───── Items
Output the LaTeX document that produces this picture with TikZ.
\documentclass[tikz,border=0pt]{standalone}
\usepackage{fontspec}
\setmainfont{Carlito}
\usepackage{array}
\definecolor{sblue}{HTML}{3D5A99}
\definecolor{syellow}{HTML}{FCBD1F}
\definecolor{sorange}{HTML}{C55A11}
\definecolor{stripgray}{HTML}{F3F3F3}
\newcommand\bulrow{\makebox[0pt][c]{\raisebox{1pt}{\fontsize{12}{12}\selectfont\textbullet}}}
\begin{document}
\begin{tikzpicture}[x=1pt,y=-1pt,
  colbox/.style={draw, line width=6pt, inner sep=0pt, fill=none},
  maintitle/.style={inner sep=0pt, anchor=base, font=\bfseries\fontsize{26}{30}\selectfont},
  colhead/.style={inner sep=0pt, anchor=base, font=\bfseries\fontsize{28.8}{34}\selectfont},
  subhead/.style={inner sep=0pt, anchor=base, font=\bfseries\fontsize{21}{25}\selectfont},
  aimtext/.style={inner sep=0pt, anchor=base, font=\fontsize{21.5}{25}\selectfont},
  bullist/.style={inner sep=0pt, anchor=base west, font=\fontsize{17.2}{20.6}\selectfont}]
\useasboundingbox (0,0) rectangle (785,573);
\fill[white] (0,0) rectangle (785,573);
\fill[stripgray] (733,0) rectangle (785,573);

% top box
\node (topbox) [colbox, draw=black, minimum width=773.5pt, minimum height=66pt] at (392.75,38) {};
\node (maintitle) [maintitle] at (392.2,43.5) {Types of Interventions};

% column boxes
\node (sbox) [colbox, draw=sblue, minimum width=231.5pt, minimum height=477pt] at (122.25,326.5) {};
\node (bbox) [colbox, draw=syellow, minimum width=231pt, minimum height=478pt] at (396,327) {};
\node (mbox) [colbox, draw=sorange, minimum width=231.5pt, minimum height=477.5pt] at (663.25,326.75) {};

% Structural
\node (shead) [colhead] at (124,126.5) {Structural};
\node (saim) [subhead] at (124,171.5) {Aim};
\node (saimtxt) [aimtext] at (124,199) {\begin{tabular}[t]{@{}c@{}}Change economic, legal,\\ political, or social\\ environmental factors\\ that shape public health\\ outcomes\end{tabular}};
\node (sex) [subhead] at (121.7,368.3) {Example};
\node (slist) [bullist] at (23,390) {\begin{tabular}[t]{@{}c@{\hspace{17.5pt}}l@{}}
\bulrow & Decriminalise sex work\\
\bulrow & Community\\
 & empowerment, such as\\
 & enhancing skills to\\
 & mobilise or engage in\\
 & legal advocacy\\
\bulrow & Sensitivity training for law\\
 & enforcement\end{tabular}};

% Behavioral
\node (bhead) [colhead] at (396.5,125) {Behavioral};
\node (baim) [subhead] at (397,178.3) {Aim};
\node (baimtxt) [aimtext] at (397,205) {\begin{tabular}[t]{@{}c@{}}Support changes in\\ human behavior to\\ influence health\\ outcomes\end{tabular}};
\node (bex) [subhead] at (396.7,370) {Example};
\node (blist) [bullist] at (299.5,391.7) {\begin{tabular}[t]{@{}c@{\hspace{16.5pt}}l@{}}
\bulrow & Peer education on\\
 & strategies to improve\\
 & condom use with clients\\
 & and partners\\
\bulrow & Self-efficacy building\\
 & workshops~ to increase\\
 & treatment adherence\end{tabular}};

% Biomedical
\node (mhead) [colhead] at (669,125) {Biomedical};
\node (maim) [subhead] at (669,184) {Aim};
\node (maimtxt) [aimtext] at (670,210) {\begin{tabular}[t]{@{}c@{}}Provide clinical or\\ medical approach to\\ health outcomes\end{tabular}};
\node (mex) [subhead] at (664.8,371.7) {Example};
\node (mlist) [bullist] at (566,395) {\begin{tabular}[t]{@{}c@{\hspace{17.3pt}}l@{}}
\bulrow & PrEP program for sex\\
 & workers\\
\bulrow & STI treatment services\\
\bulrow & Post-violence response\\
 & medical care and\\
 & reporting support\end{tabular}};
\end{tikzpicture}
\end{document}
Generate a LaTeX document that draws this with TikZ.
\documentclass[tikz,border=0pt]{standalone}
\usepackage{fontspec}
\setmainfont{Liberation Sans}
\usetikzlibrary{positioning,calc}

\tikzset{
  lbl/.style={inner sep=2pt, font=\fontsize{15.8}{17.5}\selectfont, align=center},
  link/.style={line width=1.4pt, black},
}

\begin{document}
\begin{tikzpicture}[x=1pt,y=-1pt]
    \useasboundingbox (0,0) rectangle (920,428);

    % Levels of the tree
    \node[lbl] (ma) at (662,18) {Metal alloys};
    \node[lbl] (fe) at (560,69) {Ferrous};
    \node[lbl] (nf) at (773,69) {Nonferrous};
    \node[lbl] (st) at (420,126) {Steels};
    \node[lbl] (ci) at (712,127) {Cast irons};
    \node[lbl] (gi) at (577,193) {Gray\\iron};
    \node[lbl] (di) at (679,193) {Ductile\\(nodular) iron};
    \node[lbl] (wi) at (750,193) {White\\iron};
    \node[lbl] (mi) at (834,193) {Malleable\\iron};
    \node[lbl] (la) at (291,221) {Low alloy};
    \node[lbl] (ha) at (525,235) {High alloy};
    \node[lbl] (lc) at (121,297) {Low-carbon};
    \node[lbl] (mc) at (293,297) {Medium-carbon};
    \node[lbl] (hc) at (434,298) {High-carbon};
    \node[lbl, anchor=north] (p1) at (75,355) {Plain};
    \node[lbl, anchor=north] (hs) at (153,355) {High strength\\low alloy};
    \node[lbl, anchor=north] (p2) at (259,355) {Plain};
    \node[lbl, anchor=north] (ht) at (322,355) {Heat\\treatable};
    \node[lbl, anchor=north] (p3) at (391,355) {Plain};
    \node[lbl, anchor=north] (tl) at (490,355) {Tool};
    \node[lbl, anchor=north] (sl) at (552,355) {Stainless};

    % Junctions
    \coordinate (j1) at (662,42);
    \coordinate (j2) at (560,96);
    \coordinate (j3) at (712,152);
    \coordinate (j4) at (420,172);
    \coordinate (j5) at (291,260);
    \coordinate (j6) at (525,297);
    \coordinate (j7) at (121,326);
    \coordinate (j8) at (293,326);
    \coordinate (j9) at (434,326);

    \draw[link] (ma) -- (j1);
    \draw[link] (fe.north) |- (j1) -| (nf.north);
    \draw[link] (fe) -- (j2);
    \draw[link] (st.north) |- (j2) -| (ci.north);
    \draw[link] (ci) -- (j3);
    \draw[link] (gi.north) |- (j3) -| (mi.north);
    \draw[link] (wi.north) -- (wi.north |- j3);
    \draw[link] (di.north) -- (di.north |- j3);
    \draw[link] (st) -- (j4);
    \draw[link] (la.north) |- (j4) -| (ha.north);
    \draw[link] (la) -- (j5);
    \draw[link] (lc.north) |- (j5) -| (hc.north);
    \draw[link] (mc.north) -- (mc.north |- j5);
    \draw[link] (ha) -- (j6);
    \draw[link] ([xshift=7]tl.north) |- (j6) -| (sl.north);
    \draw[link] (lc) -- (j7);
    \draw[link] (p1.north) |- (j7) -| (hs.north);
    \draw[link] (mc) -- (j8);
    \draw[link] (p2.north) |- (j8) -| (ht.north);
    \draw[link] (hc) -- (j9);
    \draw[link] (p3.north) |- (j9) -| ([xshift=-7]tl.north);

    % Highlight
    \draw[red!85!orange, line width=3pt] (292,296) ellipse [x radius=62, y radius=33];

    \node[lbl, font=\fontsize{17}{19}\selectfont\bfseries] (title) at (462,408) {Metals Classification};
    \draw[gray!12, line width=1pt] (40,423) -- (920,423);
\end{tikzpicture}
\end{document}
──────────
Nothing in the listing may be changed; retype it all exactly.

Output the LaTeX document that produces this picture with TikZ.
\documentclass[tikz,border=0pt]{standalone}
\usepackage{fontspec}
\setmainfont{Carlito}
\usepackage{array}
\definecolor{sblue}{HTML}{3D5A99}
\definecolor{syellow}{HTML}{FCBD1F}
\definecolor{sorange}{HTML}{C55A11}
\definecolor{stripgray}{HTML}{F3F3F3}
\newcommand\bulrow{\makebox[0pt][c]{\raisebox{1pt}{\fontsize{12}{12}\selectfont\textbullet}}}
\begin{document}
\begin{tikzpicture}[x=1pt,y=-1pt,
  colbox/.style={draw, line width=6pt, inner sep=0pt, fill=none},
  maintitle/.style={inner sep=0pt, anchor=base, font=\bfseries\fontsize{26}{30}\selectfont},
  colhead/.style={inner sep=0pt, anchor=base, font=\bfseries\fontsize{28.8}{34}\selectfont},
  subhead/.style={inner sep=0pt, anchor=base, font=\bfseries\fontsize{21}{25}\selectfont},
  aimtext/.style={inner sep=0pt, anchor=base, font=\fontsize{21.5}{25}\selectfont},
  bullist/.style={inner sep=0pt, anchor=base west, font=\fontsize{17.2}{20.6}\selectfont}]
\useasboundingbox (0,0) rectangle (785,573);
\fill[white] (0,0) rectangle (785,573);
\fill[stripgray] (733,0) rectangle (785,573);

% top box
\node (topbox) [colbox, draw=black, minimum width=773.5pt, minimum height=66pt] at (392.75,38) {};
\node (maintitle) [maintitle] at (392.2,43.5) {Types of Interventions};

% column boxes
\node (sbox) [colbox, draw=sblue, minimum width=231.5pt, minimum height=477pt] at (122.25,326.5) {};
\node (bbox) [colbox, draw=syellow, minimum width=231pt, minimum height=478pt] at (396,327) {};
\node (mbox) [colbox, draw=sorange, minimum width=231.5pt, minimum height=477.5pt] at (663.25,326.75) {};

% Structural
\node (shead) [colhead] at (124,126.5) {Structural};
\node (saim) [subhead] at (124,171.5) {Aim};
\node (saimtxt) [aimtext] at (124,199) {\begin{tabular}[t]{@{}c@{}}Change economic, legal,\\ political, or social\\ environmental factors\\ that shape public health\\ outcomes\end{tabular}};
\node (sex) [subhead] at (121.7,368.3) {Example};
\node (slist) [bullist] at (23,390) {\begin{tabular}[t]{@{}c@{\hspace{17.5pt}}l@{}}
\bulrow & Decriminalise sex work\\
\bulrow & Community\\
 & empowerment, such as\\
 & enhancing skills to\\
 & mobilise or engage in\\
 & legal advocacy\\
\bulrow & Sensitivity training for law\\
 & enforcement\end{tabular}};

% Behavioral
\node (bhead) [colhead] at (396.5,125) {Behavioral};
\node (baim) [subhead] at (397,178.3) {Aim};
\node (baimtxt) [aimtext] at (397,205) {\begin{tabular}[t]{@{}c@{}}Support changes in\\ human behavior to\\ influence health\\ outcomes\end{tabular}};
\node (bex) [subhead] at (396.7,370) {Example};
\node (blist) [bullist] at (299.5,391.7) {\begin{tabular}[t]{@{}c@{\hspace{16.5pt}}l@{}}
\bulrow & Peer education on\\
 & strategies to improve\\
 & condom use with clients\\
 & and partners\\
\bulrow & Self-efficacy building\\
 & workshops~ to increase\\
 & treatment adherence\end{tabular}};

% Biomedical
\node (mhead) [colhead] at (669,125) {Biomedical};
\node (maim) [subhead] at (669,184) {Aim};
\node (maimtxt) [aimtext] at (670,210) {\begin{tabular}[t]{@{}c@{}}Provide clinical or\\ medical approach to\\ health outcomes\end{tabular}};
\node (mex) [subhead] at (664.8,371.7) {Example};
\node (mlist) [bullist] at (566,395) {\begin{tabular}[t]{@{}c@{\hspace{17.3pt}}l@{}}
\bulrow & PrEP program for sex\\
 & workers\\
\bulrow & STI treatment services\\
\bulrow & Post-violence response\\
 & medical care and\\
 & reporting support\end{tabular}};
\end{tikzpicture}
\end{document}
Generate a LaTeX document that draws this with TikZ.
\documentclass[tikz,border=0pt]{standalone}
\usepackage{fontspec}
\setmainfont{Liberation Sans}
\usetikzlibrary{positioning,calc}

\tikzset{
  lbl/.style={inner sep=2pt, font=\fontsize{15.8}{17.5}\selectfont, align=center},
  link/.style={line width=1.4pt, black},
}

\begin{document}
\begin{tikzpicture}[x=1pt,y=-1pt]
    \useasboundingbox (0,0) rectangle (920,428);

    % Levels of the tree
    \node[lbl] (ma) at (662,18) {Metal alloys};
    \node[lbl] (fe) at (560,69) {Ferrous};
    \node[lbl] (nf) at (773,69) {Nonferrous};
    \node[lbl] (st) at (420,126) {Steels};
    \node[lbl] (ci) at (712,127) {Cast irons};
    \node[lbl] (gi) at (577,193) {Gray\\iron};
    \node[lbl] (di) at (679,193) {Ductile\\(nodular) iron};
    \node[lbl] (wi) at (750,193) {White\\iron};
    \node[lbl] (mi) at (834,193) {Malleable\\iron};
    \node[lbl] (la) at (291,221) {Low alloy};
    \node[lbl] (ha) at (525,235) {High alloy};
    \node[lbl] (lc) at (121,297) {Low-carbon};
    \node[lbl] (mc) at (293,297) {Medium-carbon};
    \node[lbl] (hc) at (434,298) {High-carbon};
    \node[lbl, anchor=north] (p1) at (75,355) {Plain};
    \node[lbl, anchor=north] (hs) at (153,355) {High strength\\low alloy};
    \node[lbl, anchor=north] (p2) at (259,355) {Plain};
    \node[lbl, anchor=north] (ht) at (322,355) {Heat\\treatable};
    \node[lbl, anchor=north] (p3) at (391,355) {Plain};
    \node[lbl, anchor=north] (tl) at (490,355) {Tool};
    \node[lbl, anchor=north] (sl) at (552,355) {Stainless};

    % Junctions
    \coordinate (j1) at (662,42);
    \coordinate (j2) at (560,96);
    \coordinate (j3) at (712,152);
    \coordinate (j4) at (420,172);
    \coordinate (j5) at (291,260);
    \coordinate (j6) at (525,297);
    \coordinate (j7) at (121,326);
    \coordinate (j8) at (293,326);
    \coordinate (j9) at (434,326);

    \draw[link] (ma) -- (j1);
    \draw[link] (fe.north) |- (j1) -| (nf.north);
    \draw[link] (fe) -- (j2);
    \draw[link] (st.north) |- (j2) -| (ci.north);
    \draw[link] (ci) -- (j3);
    \draw[link] (gi.north) |- (j3) -| (mi.north);
    \draw[link] (wi.north) -- (wi.north |- j3);
    \draw[link] (di.north) -- (di.north |- j3);
    \draw[link] (st) -- (j4);
    \draw[link] (la.north) |- (j4) -| (ha.north);
    \draw[link] (la) -- (j5);
    \draw[link] (lc.north) |- (j5) -| (hc.north);
    \draw[link] (mc.north) -- (mc.north |- j5);
    \draw[link] (ha) -- (j6);
    \draw[link] ([xshift=7]tl.north) |- (j6) -| (sl.north);
    \draw[link] (lc) -- (j7);
    \draw[link] (p1.north) |- (j7) -| (hs.north);
    \draw[link] (mc) -- (j8);
    \draw[link] (p2.north) |- (j8) -| (ht.north);
    \draw[link] (hc) -- (j9);
    \draw[link] (p3.north) |- (j9) -| ([xshift=-7]tl.north);

    % Highlight
    \draw[red!85!orange, line width=3pt] (292,296) ellipse [x radius=62, y radius=33];

    \node[lbl, font=\fontsize{17}{19}\selectfont\bfseries] (title) at (462,408) {Metals Classification};
    \draw[gray!12, line width=1pt] (40,423) -- (920,423);
\end{tikzpicture}
\end{document}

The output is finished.